Elevated gas flux and trace metal degassing from the 2014–2015 fissure eruption at the Bárðarbunga volcanic system, Iceland

Abstract

AbstractThe 2014 Bárðarbunga rifting event in Iceland resulted in a 6‐month long eruption at Holuhraun. This eruption was characterized by high lava discharge rate and significant gas emission. The SO2 flux for the first 3 months was measured with satellite sensors and the petrologic method. High‐resolution time series of the satellite data give 1200 kg/s that concurs with 1050 kg/s obtained from melt inclusion minus degassed lava sulfur contents scaled to the mass of magma produced.

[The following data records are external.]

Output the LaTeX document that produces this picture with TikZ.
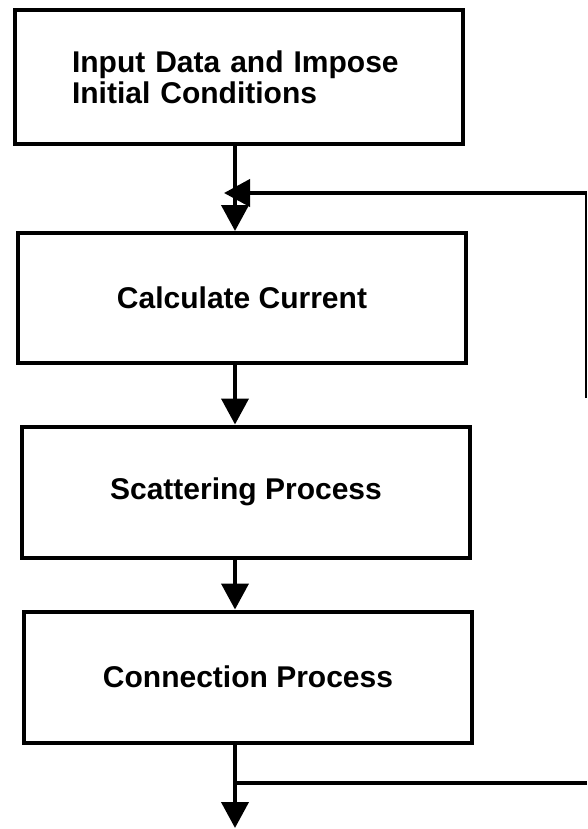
\documentclass[tikz,border=0pt]{standalone}
\usepackage{fontspec}
\setmainfont{Liberation Sans}
\usetikzlibrary{arrows.meta}

\begin{document}
\begin{tikzpicture}[x=1pt,y=-1pt,
  stepbox/.style={draw=black, line width=4pt, rectangle, minimum width=448pt,
    font=\fontsize{30}{31}\selectfont\bfseries, inner sep=0pt},
  wire/.style={draw=black, line width=4pt},
  thinwire/.style={draw=black, line width=1.6pt},
  arr/.style={wire, -{Triangle[length=26pt,width=27pt]}},
]
\useasboundingbox (0,0) rectangle (587,829);

% process boxes
\node[stepbox, minimum height=134pt, text width=334pt, align=left] (b1) at (239,77)
  {Input Data and Impose\\Initial Conditions};
\node[stepbox, minimum height=130pt] (b2) at (242,298) {Calculate Current};
\node[stepbox, minimum height=131pt] (b3) at (246,492) {Scattering Process};
\node[stepbox, minimum height=131pt] (b4) at (248,677) {Connection Process};

% axis of the main flow and loop points
\coordinate (ax) at (235,0);
\coordinate (j)  at (235,783);
\coordinate (e)  at (235,828);
\coordinate (r1) at (587,783);
\coordinate (r2) at (586,193);
\coordinate (r3) at (586,398);
\coordinate (t)  at (224,193);

% main flow
\draw[arr] (b1.south -| ax) -- (b2.north -| ax);
\draw[arr] (b2.south -| ax) -- (b3.north -| ax);
\draw[arr] (b3.south -| ax) -- (b4.north -| ax);
\draw[arr] (b4.south -| ax) -- (e);

% feedback loop
\draw[wire] (j) -- (r1);
\draw[thinwire] (r3) -- (r2);
\draw[arr, shorten <=-0.8pt] (r2) -- (t);
\end{tikzpicture}
\end{document}
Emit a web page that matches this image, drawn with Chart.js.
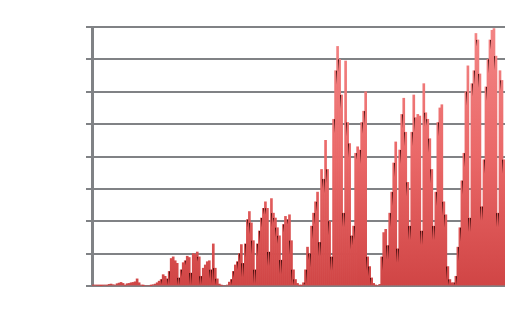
<!DOCTYPE html>
<html>
<head>
<meta charset="utf-8">
<script src="https://cdn.jsdelivr.net/npm/chart.js@4"></script>
<style>
  html, body { margin: 0; padding: 0; background: #fff; }
  #wrap { width: 532px; height: 313px; }
</style>
</head>
<body>
<div id="wrap"><canvas id="myChart"></canvas></div>
<script>
// Bar heights, one bar per ~2px, left to right
const values = [
  0.02, 0.03, 0.02, 0.02, 0.01, 0.02, 0.03, 0.02, 0.05, 0.06,
  0.04, 0.03, 0.07, 0.09, 0.11, 0.08, 0.02, 0.07, 0.08, 0.1,
  0.11, 0.13, 0.22, 0.1, 0.03, 0.01, 0, 0, 0, 0.01,
  0.04, 0.06, 0.1, 0.15, 0.2, 0.35, 0.3, 0.22, 0.45, 0.85,
  0.9, 0.78, 0.7, 0.25, 0.5, 0.72, 0.78, 0.92, 0.88, 0.4,
  1.0, 0.98, 1.05, 0.9, 0.3, 0.55, 0.65, 0.75, 0.78, 0.5,
  1.3, 0.55, 0.22, 0.06, 0.02, 0, 0, 0.03, 0.12, 0.2,
  0.45, 0.65, 0.75, 1.0, 1.28, 0.7, 1.3, 2.05, 2.3, 1.95,
  1.4, 0.5, 1.3, 1.7, 2.1, 2.4, 2.6, 2.4, 1.05, 2.7,
  2.25, 2.1, 1.8, 1.55, 0.8, 1.9, 2.15, 2.05, 2.2, 1.4,
  0.5, 0.2, 0.08, 0.02, 0.02, 0.1, 0.5, 1.2, 1.0, 1.85,
  2.25, 2.6, 2.9, 1.35, 3.6, 3.3, 4.5, 3.6, 2.0, 0.9,
  5.15, 6.65, 7.4, 7.0, 5.9, 2.25, 6.95, 5.05, 4.4, 1.55,
  1.85, 4.1, 4.3, 4.2, 5.05, 5.4, 6.0, 0.9, 0.6, 0.25,
  0.08, 0.02, 0, 0.05, 0.9, 1.65, 1.75, 1.25, 2.25, 2.9,
  3.8, 4.45, 1.15, 4.2, 5.3, 5.8, 4.75, 3.2, 1.85, 4.75,
  5.9, 5.2, 5.3, 5.25, 1.7, 6.25, 5.35, 5.15, 4.55, 3.6,
  1.85, 2.9, 5.05, 5.5, 5.6, 2.6, 2.2, 0.6, 0.2, 0.1,
  0.1, 0.3, 1.2, 1.8, 3.25, 4.1, 6.0, 6.8, 2.1, 6.25,
  6.65, 7.8, 7.6, 6.55, 2.45, 3.9, 6.15, 7.0, 7.6, 7.9,
  7.95, 7.1, 2.25, 6.65, 6.35, 3.9
];

// Category labels (not shown in the picture)
const categories = values.map((v, i) => String(i + 1));

// Y axis gridline positions
const yMin = 0;
const yMax = 8;
const yStep = 1;

const gridColor = '#808285';

// Dark shading where a bar meets a taller neighbour (the 3D look of the original)
const edgeShade = {
    id: 'edgeShade',
    afterDatasetsDraw(chart) {
        const bars = chart.getDatasetMeta(0).data;
        const c = chart.ctx;
        c.save();
        for (let i = 1; i < bars.length; i++) {
            const a = bars[i - 1], b = bars[i];
            const low = a.y > b.y ? a : b;   // shorter bar of the pair
            const high = a.y > b.y ? b : a;
            const drop = low.y - high.y;
            if (drop < 4) continue;
            const len = Math.min(drop, 14, low.base - low.y);
            if (len < 2) continue;
            const xEdge = Math.round((a.x + b.x) / 2);
            const g = c.createLinearGradient(0, low.y, 0, low.y + len);
            g.addColorStop(0, 'rgba(40,0,0,0.85)');
            g.addColorStop(1, 'rgba(40,0,0,0)');
            c.fillStyle = g;
            c.fillRect(xEdge - 1, low.y, 1, len);
        }
        c.restore();
    }
};

const ctx = document.getElementById('myChart').getContext('2d');

new Chart(ctx, {
    type: 'bar',
    data: {
        labels: categories,
        datasets: [{
            data: values,
            // vertical gradient, lighter near the top of the plot
            backgroundColor: function (context) {
                const area = context.chart.chartArea;
                if (!area) return '#d84c4c';
                const g = context.chart.ctx.createLinearGradient(0, area.top, 0, area.bottom);
                g.addColorStop(0, '#f38585');
                g.addColorStop(0.5, '#ea6868');
                g.addColorStop(1, '#d04545');
                return g;
            },
            borderWidth: 0,
            barPercentage: 1.0,
            categoryPercentage: 1.0
        }]
    },
    options: {
        responsive: true,
        maintainAspectRatio: false,
        animation: false,
        layout: {
            padding: { left: 86, right: 27, top: 27, bottom: 27 }
        },
        scales: {
            x: { display: false },
            y: {
                min: yMin,
                max: yMax,
                ticks: { display: false, stepSize: yStep },
                grid: {
                    color: gridColor,
                    lineWidth: 2,
                    tickLength: 6,
                    drawTicks: true
                },
                border: { display: true, color: gridColor, width: 3 },
                afterFit: function (scale) { scale.width = 6; }
            }
        },
        plugins: {
            legend: { display: false },
            tooltip: { enabled: false }
        }
    },
    plugins: [edgeShade]
});
</script>
</body>
</html>
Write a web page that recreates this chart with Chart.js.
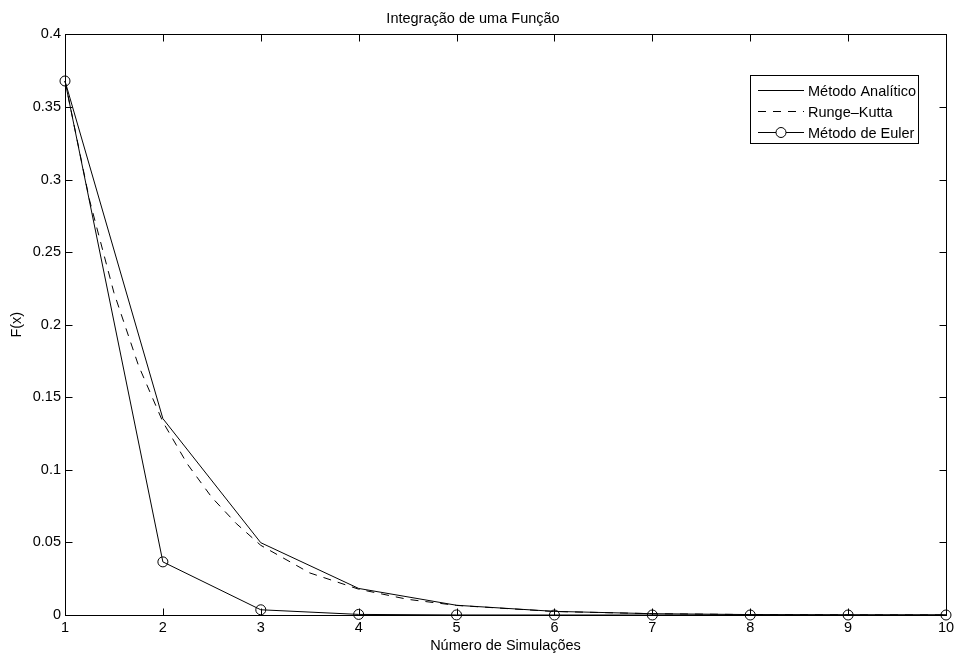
<!DOCTYPE html>
<html>
<head>
<meta charset="UTF-8">
<title>Integração de uma Função</title>
<script src="https://cdn.jsdelivr.net/npm/chart.js"></script>
<style>
    body { margin: 0; background: #fff; }
    #wrap { width: 955px; height: 655px; }
</style>
</head>
<body>
<div id="wrap">
    <canvas id="myChart"></canvas>
</div>

<script>
    // tick labels
    const xTicks = [1, 2, 3, 4, 5, 6, 7, 8, 9, 10];
    const yTicks = [0, 0.05, 0.1, 0.15, 0.2, 0.25, 0.3, 0.35, 0.4];
    const yTickLabels = ['0', '0.05', '0.1', '0.15', '0.2', '0.25', '0.3', '0.35', '0.4'];

    // series
    const simulacoes = [1, 2, 3, 4, 5, 6, 7, 8, 9, 10];
    const analitico = [0.3679, 0.1353, 0.0498, 0.0183, 0.0067, 0.0025, 0.0009, 0.0003, 0.0001, 0.00005];
    const eulerY = [0.3679, 0.0366, 0.0036, 0.0004, 0.00004, 0, 0, 0, 0, 0];
    const rkX = [1, 1.25, 1.5, 1.75, 2, 2.25, 2.5, 2.75, 3, 3.5, 4, 4.5, 5, 6, 7, 8, 9, 10];
    const rkY = [0.3679, 0.286, 0.222, 0.172, 0.133, 0.104, 0.081, 0.063, 0.048, 0.029, 0.0178, 0.0108, 0.0066, 0.0024, 0.0009, 0.0003, 0.0001, 0.00005];

    const labels = ['Método Analítico', 'Runge\u2013Kutta', 'Método de Euler'];

    const toPoints = (xs, ys) => xs.map((v, i) => ({x: v, y: ys[i]}));

    Chart.defaults.font.family = '"Liberation Sans", Arial, Helvetica, sans-serif';
    Chart.defaults.font.size = 14.5;
    Chart.defaults.color = '#000';

    const data = {
        datasets: [
            {
                label: labels[0],
                data: toPoints(simulacoes, analitico),
                borderColor: '#000',
                borderWidth: 1,
                pointRadius: 0,
                clip: false
            },
            {
                label: labels[1],
                data: toPoints(rkX, rkY),
                borderColor: '#000',
                borderWidth: 1,
                borderDash: [8, 7],
                pointRadius: 0,
                clip: false
            },
            {
                label: labels[2],
                data: toPoints(simulacoes, eulerY),
                borderColor: '#000',
                borderWidth: 1,
                pointRadius: 5,
                pointBorderWidth: 1,
                pointBorderColor: '#000',
                pointBackgroundColor: 'rgba(0,0,0,0)',
                clip: false
            }
        ]
    };

    // matlab-style box, inward ticks and legend
    const matlabBox = {
        id: 'matlabBox',
        afterDraw(chart) {
            const {ctx, chartArea: a, scales: {x, y}} = chart;
            const L = Math.round(a.left) + 0.5, R = Math.round(a.right) + 0.5;
            const T = Math.round(a.top) + 0.5, B = Math.round(a.bottom) + 0.5;
            ctx.save();
            ctx.strokeStyle = '#000';
            ctx.lineWidth = 1;
            ctx.setLineDash([]);
            ctx.beginPath();
            xTicks.forEach(v => {
                const px = Math.round(x.getPixelForValue(v)) + 0.5;
                ctx.moveTo(px, B); ctx.lineTo(px, B - 7);
                ctx.moveTo(px, T); ctx.lineTo(px, T + 7);
            });
            yTicks.forEach(v => {
                const py = Math.round(y.getPixelForValue(v)) + 0.5;
                ctx.moveTo(L, py); ctx.lineTo(L + 7, py);
                ctx.moveTo(R, py); ctx.lineTo(R - 7, py);
            });
            ctx.stroke();
            ctx.strokeRect(L, T, R - L, B - T);

            // legend
            const bx = 750.5, by = 75.5, bw = 168, bh = 68;
            ctx.fillStyle = '#fff';
            ctx.fillRect(bx, by, bw, bh);
            ctx.strokeRect(bx, by, bw, bh);
            ctx.font = '14.5px "Liberation Sans", Arial, sans-serif';
            ctx.textBaseline = 'middle';
            ctx.textAlign = 'left';
            chart.data.datasets.forEach((ds, i) => {
                const ry = Math.round(by + 14 + i * 21) + 0.5;
                ctx.beginPath();
                ctx.setLineDash(ds.borderDash || []);
                ctx.moveTo(758, ry);
                ctx.lineTo(804, ry);
                ctx.stroke();
                ctx.setLineDash([]);
                if (ds.pointRadius) {
                    ctx.beginPath();
                    ctx.fillStyle = '#fff';
                    ctx.arc(781, ry, ds.pointRadius, 0, Math.PI * 2);
                    ctx.fill();
                    ctx.stroke();
                }
                ctx.fillStyle = '#000';
                ctx.fillText(ds.label, 808, ry + 1);
            });
            ctx.restore();
        }
    };

    const config = {
        type: 'line',
        data: data,
        options: {
            responsive: true,
            maintainAspectRatio: false,
            animation: false,
            layout: {
                padding: {left: 0, right: 9, top: 0, bottom: 0}
            },
            plugins: {
                legend: {display: false},
                tooltip: {enabled: false},
                title: {
                    display: true,
                    text: 'Integração de uma Função',
                    font: {size: 14.5, weight: 'normal'},
                    padding: {top: 10, bottom: 7}
                }
            },
            scales: {
                x: {
                    type: 'linear',
                    min: 1,
                    max: 10,
                    afterBuildTicks: s => { s.ticks = xTicks.map(v => ({value: v})); },
                    afterFit: s => { s.height = 40; s.paddingLeft = 0; s.paddingRight = 0; },
                    grid: {display: false, drawTicks: false},
                    border: {display: false},
                    ticks: {padding: 4, maxRotation: 0, autoSkip: false, callback: v => String(v)},
                    title: {
                        display: true,
                        text: 'Número de Simulações',
                        padding: {top: 0, bottom: 0}
                    }
                },
                y: {
                    min: 0,
                    max: 0.4,
                    afterBuildTicks: s => { s.ticks = yTicks.map(v => ({value: v})); },
                    afterFit: s => { s.width = 65; s.paddingTop = 0; s.paddingBottom = 0; },
                    grid: {display: false, drawTicks: false},
                    border: {display: false},
                    ticks: {
                        padding: 4,
                        autoSkip: false,
                        callback: v => yTickLabels[yTicks.indexOf(v)]
                    },
                    title: {
                        display: true,
                        text: 'F(x)',
                        padding: {top: 8, bottom: 0}
                    }
                }
            }
        },
        plugins: [matlabBox]
    };

    const chart = new Chart(document.getElementById('myChart'), config);
</script>
</body>
</html>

A high‐purity gas sample, with elevated S/Cl due to limited chlorine degassing, reveals a similar degassing pattern of trace metals as observed at Kīlauea (Hawai'i) and Erta Ale (Ethiopia). This suggests a common degassing mechanism at mantle plume‐related volcanoes. The trace metal fluxes, calculated from trace element to sulfur ratios in the gas sample and scaled to the sulfur dioxide flux, are 1–2 orders of magnitude stronger at Holuhraun than Kīlauea and Erta Ale. In contrast, volcanoes at convergent margins (Etna and Stromboli, Italy) have 1–2 orders of magnitude higher trace element fluxes, most likely caused by abundant chlorine degassing. This emphasizes the importance of metal degassing as chlorine species. Short‐lived disequilibria between radon daughters, 210Pb‐210Bi‐210Po measured in the gas, suggest degassing of a continuously replenished magma batch beneath the eruption site. Earlier and deep degassing phase of carbon dioxide and polonium is inferred from low (210Po/210Pb) in the gas, consistent with magma transfer rate of 0.75 m/s.